Clearlake launches next flagship, expects to exceed target on first close

Fund VI is set to hold a first close in December on more than $5 billion, according to a source.

Clearlake Capital Group is poised to raise $7 billion for its next flagship fund that only hit the market this fall, three sources told Buyouts.

Clearlake Capital Partners VI launched targeting $5 billion with a $7 billion hard cap, according to one of the sources.

Fund VI is set to hold a first close in December on more than $5 billion, the source said.

Final close should come in the first quarter, the second source said. The fund could ultimately be slightly over $7 billion including GP commitment.

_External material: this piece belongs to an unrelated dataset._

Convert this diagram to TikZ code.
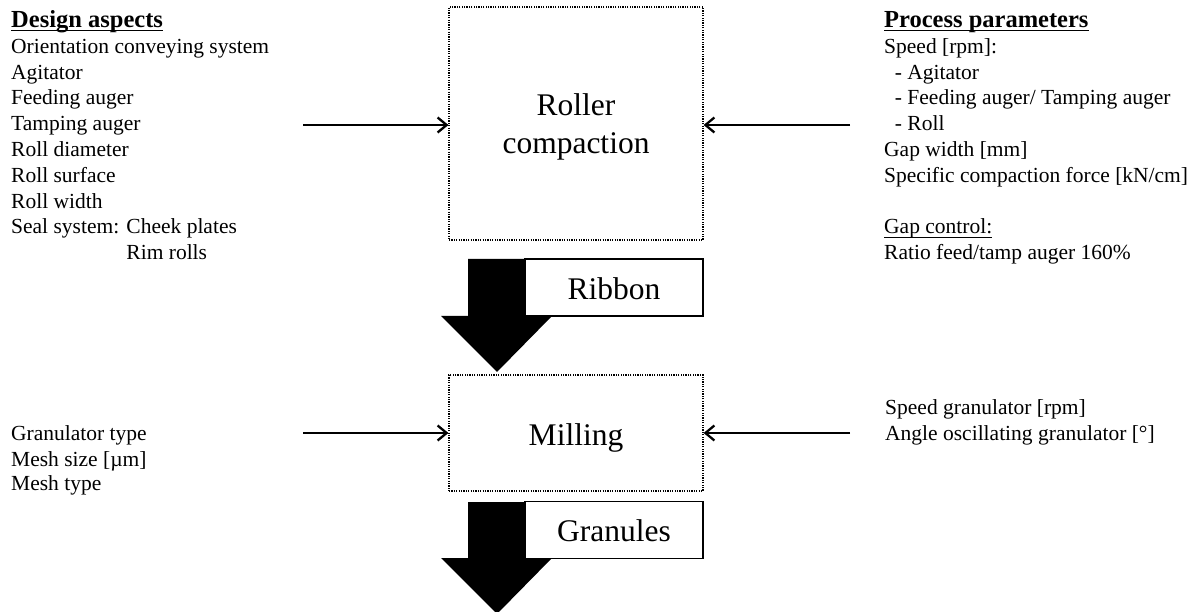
\documentclass[tikz,border=0pt]{standalone}
\usepackage{fontspec}
\setmainfont{Liberation Serif}
\usetikzlibrary{arrows.meta}
\newcommand\myul[1]{\setbox0\hbox{#1}\rlap{\rule[-4pt]{\wd0}{1.3pt}}\box0}
\begin{document}
\begin{tikzpicture}[x=1pt,y=-1pt,
  body/.style={font=\fontsize{21.5}{25.8}\selectfont, inner sep=0, anchor=base west},
  procbox/.style={draw, line width=1.2pt, dash pattern=on 1.2pt off 1.2pt, font=\fontsize{31.5}{38}\selectfont, inner sep=0, text depth=0pt},
  flow/.style={line width=2.3pt, -{Straight Barb[length=9pt,width=15pt,line width=2.3pt]}},
  blockarrow/.style={fill=black},
  labelbox/.style={draw, line width=1.3pt, fill=white, font=\fontsize{31.5}{38}\selectfont, minimum width=178pt, minimum height=57pt, inner sep=0, text height=23.2pt, text depth=0pt}]
\useasboundingbox (0,0) rectangle (1195,612);

% process boxes
\node[procbox, minimum width=254pt, minimum height=233pt, text height=61pt] (rc) at (576,123.5) {\begin{tabular}[b]{@{}c@{}}Roller\\compaction\end{tabular}};
\node[procbox, minimum width=254pt, minimum height=116pt, text height=25.4pt] (mill) at (576,433) {Milling};

% block arrows with labels
\fill[blockarrow] (468,259) -- (525,259) -- (525,316) -- (552,316) -- (497,372) -- (441,316) -- (468,316) -- cycle;
\node[labelbox] (ribbon) at (614,287.5) {Ribbon};
\fill[blockarrow] (468,502) -- (525,502) -- (525,558) -- (552,558) -- (497,614) -- (441,558) -- (468,558) -- cycle;
\node[labelbox] (gran) at (614,530) {Granules};

% text columns
\node[body] (design) at (11,27.5) {\begin{tabular}[t]{@{}l@{}}
{\fontsize{24.5}{25.8}\selectfont\bfseries\myul{Design aspects}}\\
Orientation conveying system\\
Agitator\\
Feeding auger\\
Tamping auger\\
Roll diameter\\
Roll surface\\
Roll width\\
Seal system: Cheek plates\\
\phantom{Seal system: }Rim rolls
\end{tabular}};

\node[body] (process) at (884,27.5) {\begin{tabular}[t]{@{}l@{}}
{\fontsize{24.5}{25.8}\selectfont\bfseries\myul{Process parameters}}\\
Speed [rpm]:\\
\hspace*{0.5em}- Agitator\\
\hspace*{0.5em}- Feeding auger/ Tamping auger\\
\hspace*{0.5em}- Roll\\
Gap width [mm]\\
Specific compaction force [kN/cm]\\
\\
\myul{Gap control:}\\
Ratio feed/tamp auger 160\%
\end{tabular}};

\node[body, font=\fontsize{21.5}{25}\selectfont] (mdesign) at (11,441) {\begin{tabular}[t]{@{}l@{}}
Granulator type\\
Mesh size [µm]\\
Mesh type
\end{tabular}};

\node[body, font=\fontsize{21.5}{26}\selectfont] (mprocess) at (885,414) {\begin{tabular}[t]{@{}l@{}}
Speed granulator [rpm]\\
Angle oscillating granulator [°]
\end{tabular}};

% input arrows
\coordinate (inL1) at (303,125);
\coordinate (inR1) at (850,125);
\coordinate (inL2) at (303,433);
\coordinate (inR2) at (850,433);
\draw[flow] (inL1) -- (inL1 -| rc.west);
\draw[flow] (inR1) -- (inR1 -| rc.east);
\draw[flow] (inL2) -- (inL2 -| mill.west);
\draw[flow] (inR2) -- (inR2 -| mill.east);
\end{tikzpicture}
\end{document}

At just over $7 billion, Fund VI would represent a major jump from the size of Fund V, which closed on more than $3.6 billion last year.

Clearlake, led by José Feliciano and Behdad Eghbali, was formed in 2006 to invest in sectors like industrials, energy, software, tech-enabled services and consumer. The firm sold a minority stake in its management company last year to Dyal Capital, Goldman Sachs Asset Management and Landmark Partners.

Performance is a factor in helping drive Clearlake’s fundraising. Fund V was generating a net internal rate of return of 63.8 percent as of June 30, 2019, a person familiar with the firm said.

Fund IV, which closed on $1.38 billion in 2015, was producing a 31.8 percent net IRR as of the same date, the person said.

And Fund III, which closed on $785 million in 2013, was generating a 41.6 percent net IRR as of the same date, the person said.

The firm also closed its second non-control fund, Clearlake Opportunities Partners II, on $1.4 billion in June, according to a statement from the firm.

Last month, Clearlake and TA Associates closed their investment in DigiCert Inc, which provides security services for identity and encryption.

Update: This story was updated to include additional information about hard cap and timing on Fund VI.